■ Work to do ■
Restate each line of the listing exactly, without carrying over any pictures.

**** Data extract

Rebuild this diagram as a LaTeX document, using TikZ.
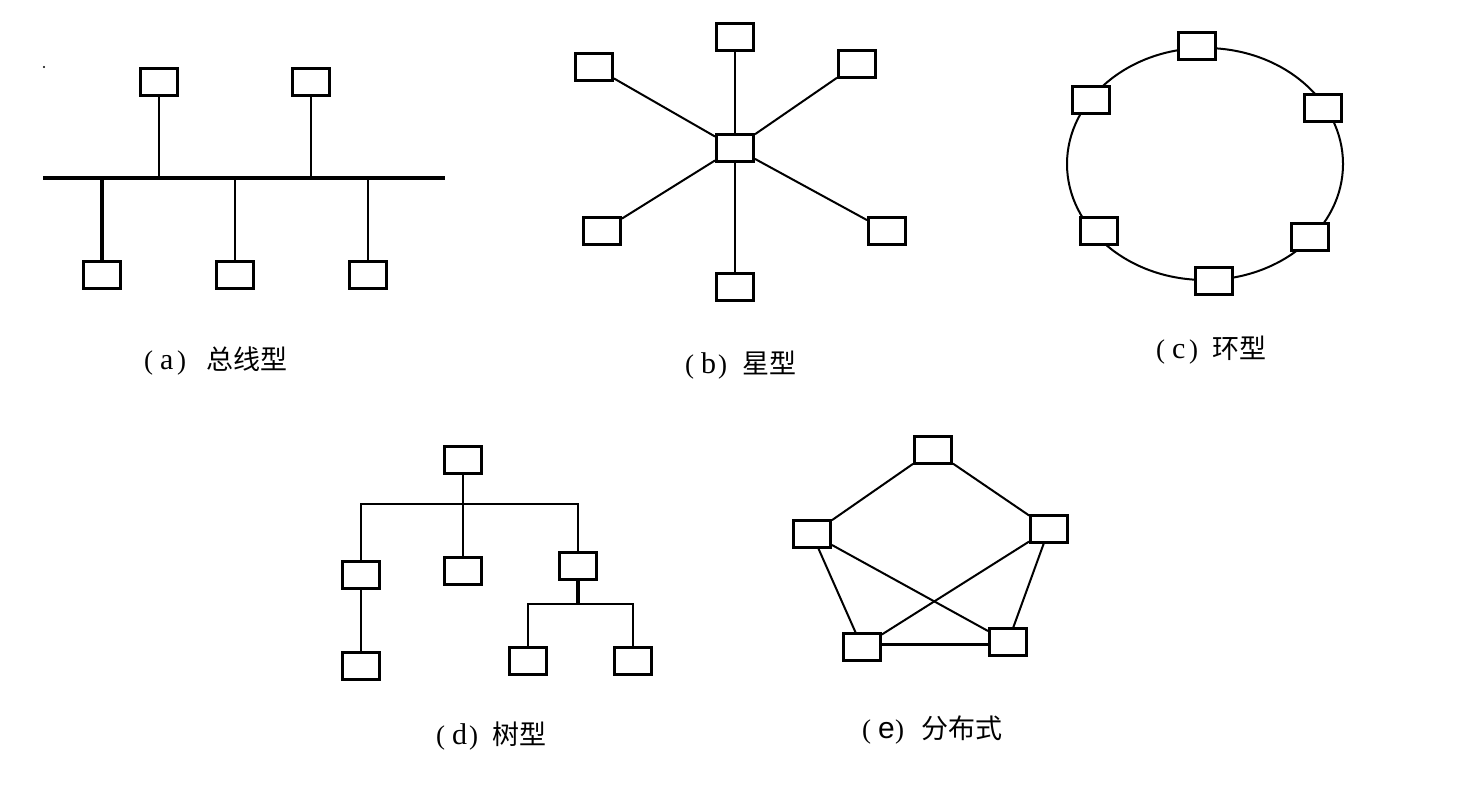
\documentclass[tikz,border=0pt]{standalone}
\usepackage{fontspec}
\setmainfont{Liberation Serif}
\newfontfamily\cjk{Noto Sans CJK SC}
\newfontfamily\lsans{Liberation Sans}
\newlength\tlabw
\newcommand\tlab[3]{\setlength\tlabw{#1}\addtolength\tlabw{-33pt}%
  \makebox[16pt][l]{\fontsize{27}{30}\selectfont(}%
  \makebox[17pt][l]{\fontsize{30}{30}\selectfont #2}%
  \makebox[\tlabw][l]{\fontsize{27}{30}\selectfont)}%
  {\cjk\fontsize{27}{30}\selectfont #3}}
\begin{document}
\begin{tikzpicture}[x=1pt,y=-1pt,
  pc/.style={draw=black,fill=white,line width=2.9pt,minimum width=37pt,minimum height=26.5pt,inner sep=0pt},
  lnthin/.style={line width=2pt},
  lnthick/.style={line width=3.4pt},
  lbl/.style={inner sep=0pt,anchor=west}]
\useasboundingbox[fill=white] (0,0) rectangle (1461,789);
\fill (44,67) circle (1.1);
% (a) bus
\coordinate (busL) at (43,178);
\coordinate (busR) at (445,178);
\node[pc] (a1) at (159,82) {};
\node[pc] (a2) at (311,82) {};
\node[pc] (a3) at (102,275) {};
\node[pc] (a4) at (235,275) {};
\node[pc] (a5) at (368,275) {};
\draw[lnthick] (busL) -- (busR);
\draw[lnthin] (a1) -- (a1 |- busL);
\draw[lnthin] (a2) -- (a2 |- busL);
\draw[lnthick] (a3) -- (a3 |- busL);
\draw[lnthin] (a4) -- (a4 |- busL);
\draw[lnthin] (a5) -- (a5 |- busL);
\node[lbl] (la) at (144,361) {\tlab{62pt}{a}{总线型}};
% (b) star
\node[pc] (bc) at (735,148) {};
\node[pc] (b1) at (735,37) {};
\node[pc] (b2) at (594,67) {};
\node[pc] (b3) at (857,64) {};
\node[pc] (b4) at (602,231) {};
\node[pc] (b5) at (887,231) {};
\node[pc] (b6) at (735,287) {};
\foreach \n in {b1,b2,b3,b4,b5,b6} \draw[lnthin] (bc) -- (\n);
\node[lbl] (lb) at (685,365) {\tlab{57pt}{b}{星型}};
% (c) ring
\coordinate (rc) at (1205,164);
\draw[lnthin] (rc) ellipse [x radius=138, y radius=116];
\node[pc] (c1) at (1197,46) {};
\node[pc] (c2) at (1091,100) {};
\node[pc] (c3) at (1323,108) {};
\node[pc] (c4) at (1099,231) {};
\node[pc] (c5) at (1310,237) {};
\node[pc] (c6) at (1214,281) {};
\node[lbl] (lc) at (1156,350) {\tlab{56pt}{c}{环型}};
% (d) tree
\coordinate (barL) at (361,504);
\coordinate (bar2) at (527,604);
\node[pc] (d0) at (463,460) {};
\node[pc] (d1) at (361,575) {};
\node[pc] (d2) at (463,571) {};
\node[pc] (d3) at (578,566) {};
\node[pc] (d4) at (361,666) {};
\node[pc] (d5) at (528,661) {};
\node[pc] (d6) at (633,661) {};
\draw[lnthin] (d0) -- (d0 |- barL);
\draw[lnthin] (d1) -- (d1 |- barL) -- (d3 |- barL) -- (d3);
\draw[lnthin] (d2) -- (d2 |- barL);
\draw[lnthin] (d1) -- (d4);
\draw[lnthick] (d3) -- (d3 |- bar2);
\draw[lnthin] (d5) -- (d5 |- bar2) -- (d6 |- bar2) -- (d6);
\node[lbl] (ld) at (436,736) {\tlab{56pt}{d}{树型}};
% (e) distributed
\node[pc] (e1) at (933,450) {};
\node[pc] (e2) at (812,534) {};
\node[pc] (e3) at (1049,529) {};
\node[pc] (e4) at (862,647) {};
\node[pc] (e5) at (1008,642) {};
\draw[lnthin] (e1) -- (e2);
\draw[lnthin] (e1) -- (e3);
\draw[lnthin] (e2) -- (e4);
\draw[lnthin] (e2) -- (e5);
\draw[lnthin] (e3) -- (e4);
\draw[lnthin] (e3) -- (e5);
\draw[lnthick] ([yshift=2.5pt]e4.east) -- ([yshift=-2.5pt]e5.west);
\node[lbl] (le) at (862,730) {\tlab{59pt}{{\lsans e}}{分布式}};
\end{tikzpicture}
\end{document}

********

■ Solution for this task ■
Rebuild this diagram as a LaTeX document, using TikZ.
\documentclass[tikz,border=0pt]{standalone}
\usepackage{fontspec}
\setmainfont{Liberation Serif}
\newfontfamily\cjk{Noto Sans CJK SC}
\newfontfamily\lsans{Liberation Sans}
\newlength\tlabw
\newcommand\tlab[3]{\setlength\tlabw{#1}\addtolength\tlabw{-33pt}%
  \makebox[16pt][l]{\fontsize{27}{30}\selectfont(}%
  \makebox[17pt][l]{\fontsize{30}{30}\selectfont #2}%
  \makebox[\tlabw][l]{\fontsize{27}{30}\selectfont)}%
  {\cjk\fontsize{27}{30}\selectfont #3}}
\begin{document}
\begin{tikzpicture}[x=1pt,y=-1pt,
  pc/.style={draw=black,fill=white,line width=2.9pt,minimum width=37pt,minimum height=26.5pt,inner sep=0pt},
  lnthin/.style={line width=2pt},
  lnthick/.style={line width=3.4pt},
  lbl/.style={inner sep=0pt,anchor=west}]
\useasboundingbox[fill=white] (0,0) rectangle (1461,789);
\fill (44,67) circle (1.1);
% (a) bus
\coordinate (busL) at (43,178);
\coordinate (busR) at (445,178);
\node[pc] (a1) at (159,82) {};
\node[pc] (a2) at (311,82) {};
\node[pc] (a3) at (102,275) {};
\node[pc] (a4) at (235,275) {};
\node[pc] (a5) at (368,275) {};
\draw[lnthick] (busL) -- (busR);
\draw[lnthin] (a1) -- (a1 |- busL);
\draw[lnthin] (a2) -- (a2 |- busL);
\draw[lnthick] (a3) -- (a3 |- busL);
\draw[lnthin] (a4) -- (a4 |- busL);
\draw[lnthin] (a5) -- (a5 |- busL);
\node[lbl] (la) at (144,361) {\tlab{62pt}{a}{总线型}};
% (b) star
\node[pc] (bc) at (735,148) {};
\node[pc] (b1) at (735,37) {};
\node[pc] (b2) at (594,67) {};
\node[pc] (b3) at (857,64) {};
\node[pc] (b4) at (602,231) {};
\node[pc] (b5) at (887,231) {};
\node[pc] (b6) at (735,287) {};
\foreach \n in {b1,b2,b3,b4,b5,b6} \draw[lnthin] (bc) -- (\n);
\node[lbl] (lb) at (685,365) {\tlab{57pt}{b}{星型}};
% (c) ring
\coordinate (rc) at (1205,164);
\draw[lnthin] (rc) ellipse [x radius=138, y radius=116];
\node[pc] (c1) at (1197,46) {};
\node[pc] (c2) at (1091,100) {};
\node[pc] (c3) at (1323,108) {};
\node[pc] (c4) at (1099,231) {};
\node[pc] (c5) at (1310,237) {};
\node[pc] (c6) at (1214,281) {};
\node[lbl] (lc) at (1156,350) {\tlab{56pt}{c}{环型}};
% (d) tree
\coordinate (barL) at (361,504);
\coordinate (bar2) at (527,604);
\node[pc] (d0) at (463,460) {};
\node[pc] (d1) at (361,575) {};
\node[pc] (d2) at (463,571) {};
\node[pc] (d3) at (578,566) {};
\node[pc] (d4) at (361,666) {};
\node[pc] (d5) at (528,661) {};
\node[pc] (d6) at (633,661) {};
\draw[lnthin] (d0) -- (d0 |- barL);
\draw[lnthin] (d1) -- (d1 |- barL) -- (d3 |- barL) -- (d3);
\draw[lnthin] (d2) -- (d2 |- barL);
\draw[lnthin] (d1) -- (d4);
\draw[lnthick] (d3) -- (d3 |- bar2);
\draw[lnthin] (d5) -- (d5 |- bar2) -- (d6 |- bar2) -- (d6);
\node[lbl] (ld) at (436,736) {\tlab{56pt}{d}{树型}};
% (e) distributed
\node[pc] (e1) at (933,450) {};
\node[pc] (e2) at (812,534) {};
\node[pc] (e3) at (1049,529) {};
\node[pc] (e4) at (862,647) {};
\node[pc] (e5) at (1008,642) {};
\draw[lnthin] (e1) -- (e2);
\draw[lnthin] (e1) -- (e3);
\draw[lnthin] (e2) -- (e4);
\draw[lnthin] (e2) -- (e5);
\draw[lnthin] (e3) -- (e4);
\draw[lnthin] (e3) -- (e5);
\draw[lnthick] ([yshift=2.5pt]e4.east) -- ([yshift=-2.5pt]e5.west);
\node[lbl] (le) at (862,730) {\tlab{59pt}{{\lsans e}}{分布式}};
\end{tikzpicture}
\end{document}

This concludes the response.